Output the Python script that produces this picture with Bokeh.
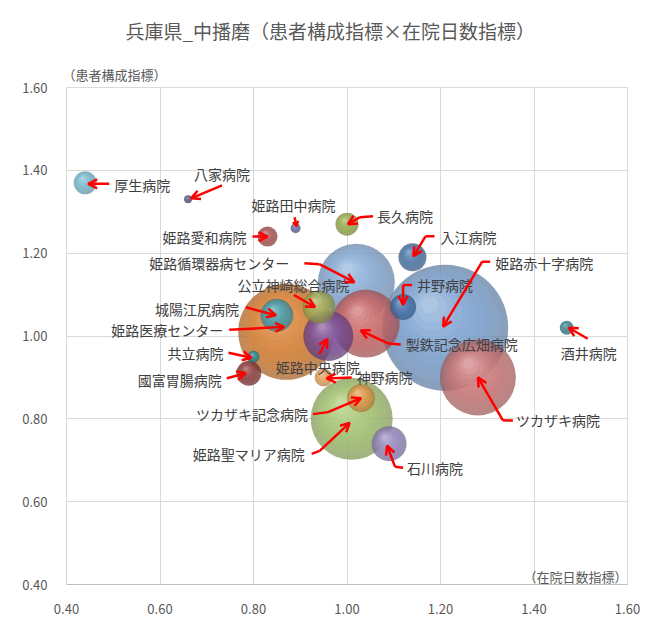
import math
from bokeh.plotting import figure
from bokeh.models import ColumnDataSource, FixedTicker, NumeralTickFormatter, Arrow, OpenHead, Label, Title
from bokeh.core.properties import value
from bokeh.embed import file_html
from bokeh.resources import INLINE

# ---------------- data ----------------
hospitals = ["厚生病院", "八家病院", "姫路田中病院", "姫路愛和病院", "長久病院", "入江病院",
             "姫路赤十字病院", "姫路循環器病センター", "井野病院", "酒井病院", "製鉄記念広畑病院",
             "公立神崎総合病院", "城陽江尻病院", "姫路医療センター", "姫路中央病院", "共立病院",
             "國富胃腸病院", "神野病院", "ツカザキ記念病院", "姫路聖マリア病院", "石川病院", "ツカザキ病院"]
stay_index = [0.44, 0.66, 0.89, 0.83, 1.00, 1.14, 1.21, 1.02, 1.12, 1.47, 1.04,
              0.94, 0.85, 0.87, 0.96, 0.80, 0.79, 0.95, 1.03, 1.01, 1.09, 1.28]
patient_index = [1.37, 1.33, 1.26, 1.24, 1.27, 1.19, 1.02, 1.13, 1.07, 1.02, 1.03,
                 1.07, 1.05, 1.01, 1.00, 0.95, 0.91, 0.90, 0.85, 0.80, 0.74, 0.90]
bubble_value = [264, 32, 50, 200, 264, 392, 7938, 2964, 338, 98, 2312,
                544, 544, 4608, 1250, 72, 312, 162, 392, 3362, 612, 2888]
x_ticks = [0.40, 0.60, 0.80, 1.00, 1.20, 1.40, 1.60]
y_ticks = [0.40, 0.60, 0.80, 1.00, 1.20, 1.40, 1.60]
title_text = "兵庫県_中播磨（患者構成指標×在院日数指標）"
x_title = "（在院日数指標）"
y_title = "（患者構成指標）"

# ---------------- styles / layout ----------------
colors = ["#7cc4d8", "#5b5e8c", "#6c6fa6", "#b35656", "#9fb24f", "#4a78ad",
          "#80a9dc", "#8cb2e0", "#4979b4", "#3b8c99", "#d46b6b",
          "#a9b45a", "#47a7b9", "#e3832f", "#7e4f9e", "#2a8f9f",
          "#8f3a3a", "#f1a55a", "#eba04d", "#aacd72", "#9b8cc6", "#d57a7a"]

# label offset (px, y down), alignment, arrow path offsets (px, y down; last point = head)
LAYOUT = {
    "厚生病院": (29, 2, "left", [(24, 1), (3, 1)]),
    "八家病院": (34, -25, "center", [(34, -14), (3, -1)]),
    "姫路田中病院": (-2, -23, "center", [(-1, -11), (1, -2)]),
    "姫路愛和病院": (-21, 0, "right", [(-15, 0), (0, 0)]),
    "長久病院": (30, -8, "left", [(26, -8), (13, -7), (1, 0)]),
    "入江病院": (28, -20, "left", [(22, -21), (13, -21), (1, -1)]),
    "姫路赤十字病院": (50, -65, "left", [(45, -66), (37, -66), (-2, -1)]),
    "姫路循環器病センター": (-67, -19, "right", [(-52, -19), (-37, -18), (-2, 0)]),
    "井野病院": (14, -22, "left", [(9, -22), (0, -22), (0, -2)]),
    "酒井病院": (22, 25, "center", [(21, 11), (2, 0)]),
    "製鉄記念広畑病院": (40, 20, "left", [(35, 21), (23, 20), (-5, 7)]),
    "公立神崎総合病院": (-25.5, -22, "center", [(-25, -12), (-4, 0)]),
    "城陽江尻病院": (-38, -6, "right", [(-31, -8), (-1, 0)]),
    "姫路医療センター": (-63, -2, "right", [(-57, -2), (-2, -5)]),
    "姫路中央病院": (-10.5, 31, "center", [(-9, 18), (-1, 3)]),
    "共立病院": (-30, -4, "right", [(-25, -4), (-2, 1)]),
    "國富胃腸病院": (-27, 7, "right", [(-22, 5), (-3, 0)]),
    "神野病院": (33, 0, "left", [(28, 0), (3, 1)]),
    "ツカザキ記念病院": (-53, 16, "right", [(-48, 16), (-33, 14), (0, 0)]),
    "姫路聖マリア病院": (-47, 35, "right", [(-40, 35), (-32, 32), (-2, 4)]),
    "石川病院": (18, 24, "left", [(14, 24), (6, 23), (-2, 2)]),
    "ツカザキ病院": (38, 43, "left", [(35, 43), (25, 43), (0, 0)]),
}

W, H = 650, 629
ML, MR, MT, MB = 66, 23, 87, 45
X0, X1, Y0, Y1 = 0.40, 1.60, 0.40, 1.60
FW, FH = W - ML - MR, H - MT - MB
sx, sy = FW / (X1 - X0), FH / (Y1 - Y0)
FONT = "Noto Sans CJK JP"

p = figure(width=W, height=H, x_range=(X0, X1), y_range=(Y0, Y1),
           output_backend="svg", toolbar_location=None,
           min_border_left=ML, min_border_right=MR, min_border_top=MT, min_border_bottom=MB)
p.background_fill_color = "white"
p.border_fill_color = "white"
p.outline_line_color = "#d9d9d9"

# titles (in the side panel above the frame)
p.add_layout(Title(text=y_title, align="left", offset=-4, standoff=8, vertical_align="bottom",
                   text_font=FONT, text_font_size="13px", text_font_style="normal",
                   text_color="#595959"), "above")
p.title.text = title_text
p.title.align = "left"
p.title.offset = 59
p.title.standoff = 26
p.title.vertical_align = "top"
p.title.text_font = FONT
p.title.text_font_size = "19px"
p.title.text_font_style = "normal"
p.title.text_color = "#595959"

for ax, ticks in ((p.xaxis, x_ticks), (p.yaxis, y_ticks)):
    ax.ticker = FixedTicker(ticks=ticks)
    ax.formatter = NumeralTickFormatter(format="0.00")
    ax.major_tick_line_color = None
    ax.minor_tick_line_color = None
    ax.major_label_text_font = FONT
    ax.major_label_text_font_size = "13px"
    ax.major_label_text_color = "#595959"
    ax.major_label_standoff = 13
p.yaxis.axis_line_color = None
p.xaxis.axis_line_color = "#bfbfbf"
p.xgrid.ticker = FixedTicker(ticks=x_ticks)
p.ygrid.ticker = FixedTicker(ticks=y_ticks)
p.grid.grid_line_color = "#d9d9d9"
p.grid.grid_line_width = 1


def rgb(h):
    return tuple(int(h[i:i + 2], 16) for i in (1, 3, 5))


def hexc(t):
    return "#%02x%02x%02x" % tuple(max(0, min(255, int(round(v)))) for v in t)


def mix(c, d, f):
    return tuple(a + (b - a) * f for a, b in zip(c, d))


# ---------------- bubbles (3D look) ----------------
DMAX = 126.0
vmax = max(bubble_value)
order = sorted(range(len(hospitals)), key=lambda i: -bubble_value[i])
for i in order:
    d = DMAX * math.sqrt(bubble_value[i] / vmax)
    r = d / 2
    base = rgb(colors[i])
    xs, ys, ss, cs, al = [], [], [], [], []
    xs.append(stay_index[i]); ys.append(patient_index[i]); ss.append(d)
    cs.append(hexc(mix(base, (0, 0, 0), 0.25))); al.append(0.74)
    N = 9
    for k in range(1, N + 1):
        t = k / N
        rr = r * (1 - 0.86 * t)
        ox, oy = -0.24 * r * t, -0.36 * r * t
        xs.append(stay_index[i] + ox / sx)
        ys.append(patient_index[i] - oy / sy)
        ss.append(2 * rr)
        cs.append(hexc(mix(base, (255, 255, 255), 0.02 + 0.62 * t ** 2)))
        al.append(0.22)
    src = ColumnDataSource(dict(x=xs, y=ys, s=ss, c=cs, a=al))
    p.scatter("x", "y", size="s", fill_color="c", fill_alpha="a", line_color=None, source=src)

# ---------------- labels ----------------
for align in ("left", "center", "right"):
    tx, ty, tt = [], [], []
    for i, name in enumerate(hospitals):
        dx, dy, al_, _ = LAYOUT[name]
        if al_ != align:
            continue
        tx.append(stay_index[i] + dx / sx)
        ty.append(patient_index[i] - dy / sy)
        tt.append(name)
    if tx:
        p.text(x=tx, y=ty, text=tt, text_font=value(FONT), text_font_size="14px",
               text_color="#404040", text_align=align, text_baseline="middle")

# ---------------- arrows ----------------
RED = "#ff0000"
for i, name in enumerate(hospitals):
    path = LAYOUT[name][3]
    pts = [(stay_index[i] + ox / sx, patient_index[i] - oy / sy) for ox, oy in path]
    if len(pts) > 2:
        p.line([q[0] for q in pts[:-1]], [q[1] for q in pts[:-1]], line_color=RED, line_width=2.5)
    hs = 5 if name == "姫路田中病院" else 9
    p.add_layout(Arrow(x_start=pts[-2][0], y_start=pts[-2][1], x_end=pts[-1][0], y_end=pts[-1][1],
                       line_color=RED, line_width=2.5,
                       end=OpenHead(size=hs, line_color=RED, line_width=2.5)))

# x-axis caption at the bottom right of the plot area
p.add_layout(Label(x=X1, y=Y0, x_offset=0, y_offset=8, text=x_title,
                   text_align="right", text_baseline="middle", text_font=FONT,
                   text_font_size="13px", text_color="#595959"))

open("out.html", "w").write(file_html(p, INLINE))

^^^^^^^^

*PROBLEM TO SOLVE*
Exactly reproduce the run of lines from the start of the listing through the line with "from bokeh.resources import INLINE", inclusive; pictures are not copied.

*SOLUTION FOR THIS TASK*
Output the Python script that produces this picture with Bokeh.
import math
from bokeh.plotting import figure
from bokeh.models import ColumnDataSource, FixedTicker, NumeralTickFormatter, Arrow, OpenHead, Label, Title
from bokeh.core.properties import value
from bokeh.embed import file_html
from bokeh.resources import INLINE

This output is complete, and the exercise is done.